Work to do: Output every line below exactly.

# START OF Available data

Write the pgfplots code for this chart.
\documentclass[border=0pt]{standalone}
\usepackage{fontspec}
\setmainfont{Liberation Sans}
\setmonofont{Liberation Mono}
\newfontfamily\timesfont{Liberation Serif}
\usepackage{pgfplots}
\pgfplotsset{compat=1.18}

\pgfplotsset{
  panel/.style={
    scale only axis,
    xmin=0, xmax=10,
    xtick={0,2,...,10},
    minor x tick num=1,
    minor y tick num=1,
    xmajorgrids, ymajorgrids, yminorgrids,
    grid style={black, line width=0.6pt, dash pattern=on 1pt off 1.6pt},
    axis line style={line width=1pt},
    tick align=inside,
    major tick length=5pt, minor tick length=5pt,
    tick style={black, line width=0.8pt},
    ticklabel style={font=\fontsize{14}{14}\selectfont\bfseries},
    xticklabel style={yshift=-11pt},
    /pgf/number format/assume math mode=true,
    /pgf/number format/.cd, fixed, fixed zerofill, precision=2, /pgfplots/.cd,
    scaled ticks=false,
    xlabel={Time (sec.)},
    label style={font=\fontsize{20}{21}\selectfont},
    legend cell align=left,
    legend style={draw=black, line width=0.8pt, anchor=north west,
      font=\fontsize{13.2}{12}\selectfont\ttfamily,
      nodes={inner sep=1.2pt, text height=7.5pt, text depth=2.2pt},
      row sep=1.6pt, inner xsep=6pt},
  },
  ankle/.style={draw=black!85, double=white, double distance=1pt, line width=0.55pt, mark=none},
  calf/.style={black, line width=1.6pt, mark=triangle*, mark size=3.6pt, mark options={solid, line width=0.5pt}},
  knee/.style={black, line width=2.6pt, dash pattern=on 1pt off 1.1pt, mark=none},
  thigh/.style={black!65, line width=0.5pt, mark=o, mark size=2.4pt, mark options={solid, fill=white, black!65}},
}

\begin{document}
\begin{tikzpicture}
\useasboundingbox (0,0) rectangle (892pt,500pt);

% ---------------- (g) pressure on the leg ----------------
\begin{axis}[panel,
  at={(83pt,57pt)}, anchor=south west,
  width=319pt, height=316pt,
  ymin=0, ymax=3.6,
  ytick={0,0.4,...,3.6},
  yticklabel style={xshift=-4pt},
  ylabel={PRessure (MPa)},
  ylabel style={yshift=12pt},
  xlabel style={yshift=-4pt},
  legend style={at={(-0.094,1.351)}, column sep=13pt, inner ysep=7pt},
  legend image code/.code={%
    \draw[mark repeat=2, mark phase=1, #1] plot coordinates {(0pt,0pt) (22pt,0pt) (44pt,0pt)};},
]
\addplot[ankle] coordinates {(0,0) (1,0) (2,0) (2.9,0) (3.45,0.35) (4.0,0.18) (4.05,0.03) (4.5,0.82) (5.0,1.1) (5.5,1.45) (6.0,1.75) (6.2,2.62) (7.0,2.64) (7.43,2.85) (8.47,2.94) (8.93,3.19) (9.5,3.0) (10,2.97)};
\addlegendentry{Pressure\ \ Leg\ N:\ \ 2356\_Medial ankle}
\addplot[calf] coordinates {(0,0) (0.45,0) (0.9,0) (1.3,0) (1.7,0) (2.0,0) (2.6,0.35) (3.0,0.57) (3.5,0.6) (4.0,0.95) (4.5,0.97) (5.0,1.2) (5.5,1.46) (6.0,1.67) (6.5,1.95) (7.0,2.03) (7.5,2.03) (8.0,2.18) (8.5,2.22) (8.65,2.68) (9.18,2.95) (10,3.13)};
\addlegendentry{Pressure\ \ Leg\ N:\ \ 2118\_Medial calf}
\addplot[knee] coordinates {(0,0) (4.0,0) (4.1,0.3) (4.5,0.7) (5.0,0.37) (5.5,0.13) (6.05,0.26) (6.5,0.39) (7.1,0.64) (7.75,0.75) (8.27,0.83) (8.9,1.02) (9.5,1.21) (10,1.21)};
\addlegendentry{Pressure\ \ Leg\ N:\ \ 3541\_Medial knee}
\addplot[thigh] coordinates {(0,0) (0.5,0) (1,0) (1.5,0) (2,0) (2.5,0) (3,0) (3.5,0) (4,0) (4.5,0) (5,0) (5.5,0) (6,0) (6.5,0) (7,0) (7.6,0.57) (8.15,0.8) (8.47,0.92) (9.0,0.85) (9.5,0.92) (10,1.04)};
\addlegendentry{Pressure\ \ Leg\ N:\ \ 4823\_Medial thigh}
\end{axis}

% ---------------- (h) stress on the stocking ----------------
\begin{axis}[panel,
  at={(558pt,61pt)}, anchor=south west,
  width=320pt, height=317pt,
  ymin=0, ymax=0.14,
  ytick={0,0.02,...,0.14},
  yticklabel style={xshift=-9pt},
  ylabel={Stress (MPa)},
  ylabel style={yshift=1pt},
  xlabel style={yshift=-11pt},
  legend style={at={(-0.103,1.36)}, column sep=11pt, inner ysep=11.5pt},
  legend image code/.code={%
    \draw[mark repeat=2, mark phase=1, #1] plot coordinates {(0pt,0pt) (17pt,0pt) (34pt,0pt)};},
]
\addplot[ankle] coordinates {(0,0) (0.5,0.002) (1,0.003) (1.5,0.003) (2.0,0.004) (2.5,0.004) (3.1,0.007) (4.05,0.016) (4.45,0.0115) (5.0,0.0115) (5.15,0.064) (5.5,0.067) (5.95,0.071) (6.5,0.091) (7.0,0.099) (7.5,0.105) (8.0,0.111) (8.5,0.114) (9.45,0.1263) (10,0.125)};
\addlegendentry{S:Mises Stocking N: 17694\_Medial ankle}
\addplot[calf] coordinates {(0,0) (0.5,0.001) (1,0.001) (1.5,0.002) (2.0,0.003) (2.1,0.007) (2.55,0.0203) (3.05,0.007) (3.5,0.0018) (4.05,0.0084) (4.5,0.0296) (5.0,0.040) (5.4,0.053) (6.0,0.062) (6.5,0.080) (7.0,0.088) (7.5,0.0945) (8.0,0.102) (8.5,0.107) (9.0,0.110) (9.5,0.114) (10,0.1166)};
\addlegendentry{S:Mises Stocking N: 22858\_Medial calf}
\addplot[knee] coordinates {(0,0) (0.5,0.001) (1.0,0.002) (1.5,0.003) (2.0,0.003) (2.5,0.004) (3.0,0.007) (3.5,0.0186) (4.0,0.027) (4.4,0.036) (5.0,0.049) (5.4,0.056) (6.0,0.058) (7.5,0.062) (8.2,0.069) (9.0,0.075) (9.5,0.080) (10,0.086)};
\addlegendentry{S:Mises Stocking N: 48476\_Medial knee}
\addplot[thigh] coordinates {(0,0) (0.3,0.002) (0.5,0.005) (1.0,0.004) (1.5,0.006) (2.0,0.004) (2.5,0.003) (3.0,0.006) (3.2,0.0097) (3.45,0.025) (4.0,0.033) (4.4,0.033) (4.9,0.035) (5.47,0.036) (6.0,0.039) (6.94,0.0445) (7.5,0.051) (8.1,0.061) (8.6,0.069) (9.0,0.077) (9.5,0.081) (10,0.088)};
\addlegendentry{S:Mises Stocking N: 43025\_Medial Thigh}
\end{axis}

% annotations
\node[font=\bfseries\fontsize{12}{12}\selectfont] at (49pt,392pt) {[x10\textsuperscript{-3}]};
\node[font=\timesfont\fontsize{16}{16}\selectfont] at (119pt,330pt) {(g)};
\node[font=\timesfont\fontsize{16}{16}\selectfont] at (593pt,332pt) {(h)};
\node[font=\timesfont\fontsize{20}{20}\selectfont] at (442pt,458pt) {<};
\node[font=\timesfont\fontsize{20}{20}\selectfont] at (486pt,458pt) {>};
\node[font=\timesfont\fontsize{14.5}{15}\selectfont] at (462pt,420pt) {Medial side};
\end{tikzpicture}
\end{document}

# END OF Available data

Solution to this exercise:
Write the pgfplots code for this chart.
\documentclass[border=0pt]{standalone}
\usepackage{fontspec}
\setmainfont{Liberation Sans}
\setmonofont{Liberation Mono}
\newfontfamily\timesfont{Liberation Serif}
\usepackage{pgfplots}
\pgfplotsset{compat=1.18}

\pgfplotsset{
  panel/.style={
    scale only axis,
    xmin=0, xmax=10,
    xtick={0,2,...,10},
    minor x tick num=1,
    minor y tick num=1,
    xmajorgrids, ymajorgrids, yminorgrids,
    grid style={black, line width=0.6pt, dash pattern=on 1pt off 1.6pt},
    axis line style={line width=1pt},
    tick align=inside,
    major tick length=5pt, minor tick length=5pt,
    tick style={black, line width=0.8pt},
    ticklabel style={font=\fontsize{14}{14}\selectfont\bfseries},
    xticklabel style={yshift=-11pt},
    /pgf/number format/assume math mode=true,
    /pgf/number format/.cd, fixed, fixed zerofill, precision=2, /pgfplots/.cd,
    scaled ticks=false,
    xlabel={Time (sec.)},
    label style={font=\fontsize{20}{21}\selectfont},
    legend cell align=left,
    legend style={draw=black, line width=0.8pt, anchor=north west,
      font=\fontsize{13.2}{12}\selectfont\ttfamily,
      nodes={inner sep=1.2pt, text height=7.5pt, text depth=2.2pt},
      row sep=1.6pt, inner xsep=6pt},
  },
  ankle/.style={draw=black!85, double=white, double distance=1pt, line width=0.55pt, mark=none},
  calf/.style={black, line width=1.6pt, mark=triangle*, mark size=3.6pt, mark options={solid, line width=0.5pt}},
  knee/.style={black, line width=2.6pt, dash pattern=on 1pt off 1.1pt, mark=none},
  thigh/.style={black!65, line width=0.5pt, mark=o, mark size=2.4pt, mark options={solid, fill=white, black!65}},
}

\begin{document}
\begin{tikzpicture}
\useasboundingbox (0,0) rectangle (892pt,500pt);

% ---------------- (g) pressure on the leg ----------------
\begin{axis}[panel,
  at={(83pt,57pt)}, anchor=south west,
  width=319pt, height=316pt,
  ymin=0, ymax=3.6,
  ytick={0,0.4,...,3.6},
  yticklabel style={xshift=-4pt},
  ylabel={PRessure (MPa)},
  ylabel style={yshift=12pt},
  xlabel style={yshift=-4pt},
  legend style={at={(-0.094,1.351)}, column sep=13pt, inner ysep=7pt},
  legend image code/.code={%
    \draw[mark repeat=2, mark phase=1, #1] plot coordinates {(0pt,0pt) (22pt,0pt) (44pt,0pt)};},
]
\addplot[ankle] coordinates {(0,0) (1,0) (2,0) (2.9,0) (3.45,0.35) (4.0,0.18) (4.05,0.03) (4.5,0.82) (5.0,1.1) (5.5,1.45) (6.0,1.75) (6.2,2.62) (7.0,2.64) (7.43,2.85) (8.47,2.94) (8.93,3.19) (9.5,3.0) (10,2.97)};
\addlegendentry{Pressure\ \ Leg\ N:\ \ 2356\_Medial ankle}
\addplot[calf] coordinates {(0,0) (0.45,0) (0.9,0) (1.3,0) (1.7,0) (2.0,0) (2.6,0.35) (3.0,0.57) (3.5,0.6) (4.0,0.95) (4.5,0.97) (5.0,1.2) (5.5,1.46) (6.0,1.67) (6.5,1.95) (7.0,2.03) (7.5,2.03) (8.0,2.18) (8.5,2.22) (8.65,2.68) (9.18,2.95) (10,3.13)};
\addlegendentry{Pressure\ \ Leg\ N:\ \ 2118\_Medial calf}
\addplot[knee] coordinates {(0,0) (4.0,0) (4.1,0.3) (4.5,0.7) (5.0,0.37) (5.5,0.13) (6.05,0.26) (6.5,0.39) (7.1,0.64) (7.75,0.75) (8.27,0.83) (8.9,1.02) (9.5,1.21) (10,1.21)};
\addlegendentry{Pressure\ \ Leg\ N:\ \ 3541\_Medial knee}
\addplot[thigh] coordinates {(0,0) (0.5,0) (1,0) (1.5,0) (2,0) (2.5,0) (3,0) (3.5,0) (4,0) (4.5,0) (5,0) (5.5,0) (6,0) (6.5,0) (7,0) (7.6,0.57) (8.15,0.8) (8.47,0.92) (9.0,0.85) (9.5,0.92) (10,1.04)};
\addlegendentry{Pressure\ \ Leg\ N:\ \ 4823\_Medial thigh}
\end{axis}

% ---------------- (h) stress on the stocking ----------------
\begin{axis}[panel,
  at={(558pt,61pt)}, anchor=south west,
  width=320pt, height=317pt,
  ymin=0, ymax=0.14,
  ytick={0,0.02,...,0.14},
  yticklabel style={xshift=-9pt},
  ylabel={Stress (MPa)},
  ylabel style={yshift=1pt},
  xlabel style={yshift=-11pt},
  legend style={at={(-0.103,1.36)}, column sep=11pt, inner ysep=11.5pt},
  legend image code/.code={%
    \draw[mark repeat=2, mark phase=1, #1] plot coordinates {(0pt,0pt) (17pt,0pt) (34pt,0pt)};},
]
\addplot[ankle] coordinates {(0,0) (0.5,0.002) (1,0.003) (1.5,0.003) (2.0,0.004) (2.5,0.004) (3.1,0.007) (4.05,0.016) (4.45,0.0115) (5.0,0.0115) (5.15,0.064) (5.5,0.067) (5.95,0.071) (6.5,0.091) (7.0,0.099) (7.5,0.105) (8.0,0.111) (8.5,0.114) (9.45,0.1263) (10,0.125)};
\addlegendentry{S:Mises Stocking N: 17694\_Medial ankle}
\addplot[calf] coordinates {(0,0) (0.5,0.001) (1,0.001) (1.5,0.002) (2.0,0.003) (2.1,0.007) (2.55,0.0203) (3.05,0.007) (3.5,0.0018) (4.05,0.0084) (4.5,0.0296) (5.0,0.040) (5.4,0.053) (6.0,0.062) (6.5,0.080) (7.0,0.088) (7.5,0.0945) (8.0,0.102) (8.5,0.107) (9.0,0.110) (9.5,0.114) (10,0.1166)};
\addlegendentry{S:Mises Stocking N: 22858\_Medial calf}
\addplot[knee] coordinates {(0,0) (0.5,0.001) (1.0,0.002) (1.5,0.003) (2.0,0.003) (2.5,0.004) (3.0,0.007) (3.5,0.0186) (4.0,0.027) (4.4,0.036) (5.0,0.049) (5.4,0.056) (6.0,0.058) (7.5,0.062) (8.2,0.069) (9.0,0.075) (9.5,0.080) (10,0.086)};
\addlegendentry{S:Mises Stocking N: 48476\_Medial knee}
\addplot[thigh] coordinates {(0,0) (0.3,0.002) (0.5,0.005) (1.0,0.004) (1.5,0.006) (2.0,0.004) (2.5,0.003) (3.0,0.006) (3.2,0.0097) (3.45,0.025) (4.0,0.033) (4.4,0.033) (4.9,0.035) (5.47,0.036) (6.0,0.039) (6.94,0.0445) (7.5,0.051) (8.1,0.061) (8.6,0.069) (9.0,0.077) (9.5,0.081) (10,0.088)};
\addlegendentry{S:Mises Stocking N: 43025\_Medial Thigh}
\end{axis}

% annotations
\node[font=\bfseries\fontsize{12}{12}\selectfont] at (49pt,392pt) {[x10\textsuperscript{-3}]};
\node[font=\timesfont\fontsize{16}{16}\selectfont] at (119pt,330pt) {(g)};
\node[font=\timesfont\fontsize{16}{16}\selectfont] at (593pt,332pt) {(h)};
\node[font=\timesfont\fontsize{20}{20}\selectfont] at (442pt,458pt) {<};
\node[font=\timesfont\fontsize{20}{20}\selectfont] at (486pt,458pt) {>};
\node[font=\timesfont\fontsize{14.5}{15}\selectfont] at (462pt,420pt) {Medial side};
\end{tikzpicture}
\end{document}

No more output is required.